Sloping down towards the trading centre, one finds a primary and a secondary school facing each other on two sides of a murram road. This is where David got his education from, at the time when none among the students could even afford shoes. Born in 1972, one of nine children, he needed quite some years to finance and complete Ordinary Level; he was 24 when he was done with his secondary schooling.
After some years working for his father, David started his transportation career as a minibus conductor on the Kabale-Mbarara route. That gave him occasional opportunities to drive the vehicle, the valuable first experience for a budding driver. David’s start as a taxi (“special hire”) operator was in 2000 on the road between Kabale and the Rwanda border. The car he used was borrowed from another man and he had to pay a daily rent for it. The colleagues called him “Boy”.
He explains: “It was very competitive job. I was quick collecting clients’ bags because if you delay or become lazy other taxi drivers can take over the clients. Customers even used to send me to buy things from the market for them. Other drivers I worked with were older than me so it was easy to send me as a boy.”
David is very experienced as far as road problems are concerned; photo by Skyway
His breakthrough was a job for a non-governmental organisation that gave him a chance to upgrade his skills. He loved the defensive driving course he attended in the capital, Kampala, as it gave him an essential survival tool on Uganda’s roads plied by too many dangerous wannabes. “Steerers,” David calls them.
But he got more than just skills from his work for different organisations and projects. Drivers are not supposed to sit around, they have to help registering people. So they are spared asking for phone contacts when they fancy a lady… His now-wife Loyce was 20 and a nurse in training when David opened her heart to her.

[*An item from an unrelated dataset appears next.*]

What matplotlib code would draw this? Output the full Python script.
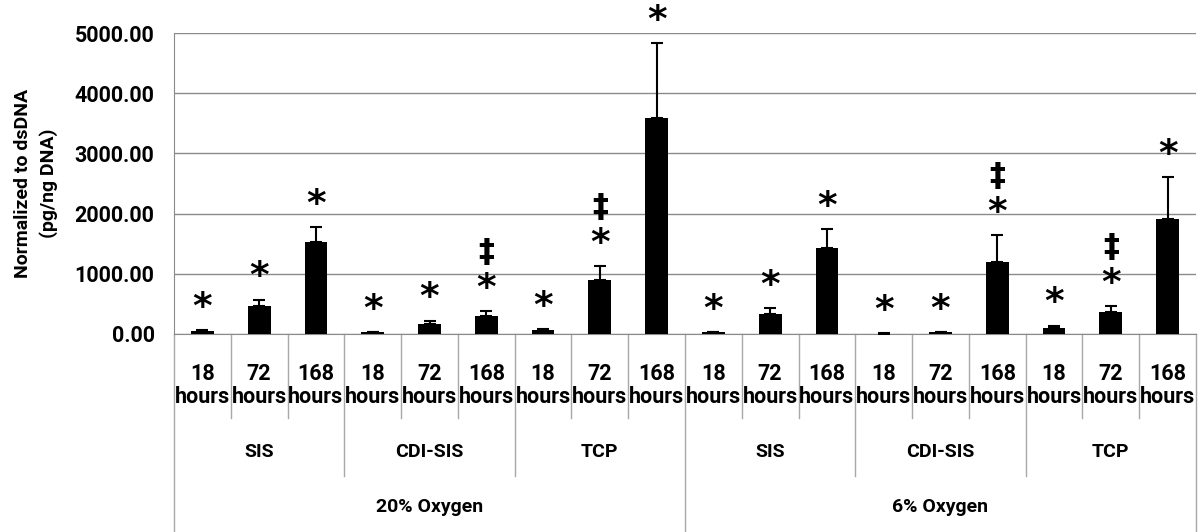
import numpy as np
import matplotlib.pyplot as plt
import matplotlib.transforms as mtransforms
from matplotlib import font_manager as fm

plt.rcParams['font.family'] = ['Roboto', 'DejaVu Sans']
plt.rcParams['font.weight'] = 'bold'


def bold(size):
    return fm.FontProperties(family=['Roboto', 'DejaVu Sans'], weight='bold', size=size)


# Category levels (outer -> inner)
oxygen = ['20% Oxygen', '6% Oxygen']
substrates = ['SIS', 'CDI-SIS', 'TCP']
times = ['18\nhours', '72\nhours', '168\nhours']

# Normalized to dsDNA (pg/ng DNA), mean and upper error, ordered oxygen/substrate/time
means = [45, 468, 1528, 25, 174, 302, 63, 897, 3588,
         25, 340, 1430, 8, 30, 1196, 103, 362, 1910]
errs = [20, 105, 250, 10, 50, 72, 17, 233, 1246,
        5, 84, 314, 5, 8, 449, 38, 106, 698]
# significance marks on each bar
stars = [True] * 18
dagger = [False, False, False, False, False, True, False, True, False,
          False, False, False, False, False, True, False, True, False]

yticks = [0, 1000, 2000, 3000, 4000, 5000]

fig = plt.figure(figsize=(12, 5.32), dpi=100)
ax = fig.add_axes([174 / 1200, 1 - 334 / 532, 1022 / 1200, 301 / 532])

n = len(means)
x = np.arange(n)
ax.bar(x, means, width=0.4, color='black', zorder=3)
ax.errorbar(x, means, yerr=[np.zeros(n), errs], fmt='none', ecolor='black',
            elinewidth=1.5, capsize=4, capthick=1.5, zorder=4)

ax.set_xlim(-0.5, n - 0.5)
ax.set_ylim(0, 5000)
ax.set_yticks(yticks)
ax.set_yticklabels([f'{v:.2f}' for v in yticks], fontproperties=bold(15.5))
ax.tick_params(axis='y', length=0, pad=14)
ax.tick_params(axis='x', length=0, labelbottom=False)
ax.grid(axis='y', color='#8a8a8a', linewidth=1.0, zorder=0)
for side in ['top', 'right']:
    ax.spines[side].set_visible(False)
ax.spines['left'].set_color('#8a8a8a')
ax.spines['bottom'].set_color('#8a8a8a')

ax.set_ylabel('Normalized to dsDNA\n(pg/ng DNA)', fontproperties=bold(14),
              linespacing=1.5, labelpad=12)

# significance symbols above the error bars
for i in range(n):
    top = means[i] + errs[i]
    if stars[i]:
        ax.annotate('*', (x[i], top), xytext=(0, 3), textcoords='offset points',
                    ha='center', va='bottom', fontsize=27, fontweight='bold',
                    family='DejaVu Sans', annotation_clip=False)
    if dagger[i]:
        ax.annotate('\u2021', (x[i], top), xytext=(0, 31), textcoords='offset points',
                    ha='center', va='bottom', fontsize=23, fontweight='bold',
                    family='DejaVu Sans', annotation_clip=False)

# multi-level category axis
trans = mtransforms.blended_transform_factory(ax.transData, ax.transAxes)
sep_color = '#a8a8a8'
lvl1, lvl2, lvl3 = -0.279, -0.472, -0.66
for b in range(n + 1):
    xb = b - 0.5
    if b % 9 == 0:
        y_end = lvl3
    elif b % 3 == 0:
        y_end = lvl2
    else:
        y_end = lvl1
    ax.plot([xb, xb], [0, y_end], transform=trans, color=sep_color,
            linewidth=1.0, clip_on=False)

k = 0
for oi, ox in enumerate(oxygen):
    for si, sub in enumerate(substrates):
        for ti, t in enumerate(times):
            ax.text(k, -0.17, t, transform=trans, ha='center', va='center',
                    fontproperties=bold(15.5), linespacing=1.05)
            k += 1
        ax.text(oi * 9 + si * 3 + 1, -0.392, sub, transform=trans, ha='center',
                va='center', fontproperties=bold(14))
    ax.text(oi * 9 + 4, -0.575, ox, transform=trans, ha='center', va='center',
            fontproperties=bold(14))

fig.savefig('out.png', dpi=100)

In 2010 he resigned from the safety of his job to do a general course for tour guides at Queen Elizabeth National Park. After that he also did an orientation training with Kazinga Tours and some safaris for them. He moved to Kampala looking for more transport business but found his biggest opportunity in nearby Entebbe. He had to pass through 8 different offices to obtain permission to work at the airport and supply Entebbe hotels with clients.
However, it was expensive to be based at the airport – one has to pay a daily fee whether he does any business or not, whether he is in Entebbe or not. David’s stroke of luck was that Skyway Hotel had no shuttle but did have some office space. He got an “uncle”, as jealous fellow drivers called his new arrangement. Skyway Expeditions was a natural next step…. David feels incredibly fortunate to be able to travel to all parts of Uganda and show his wonderful country to visitors from around the world.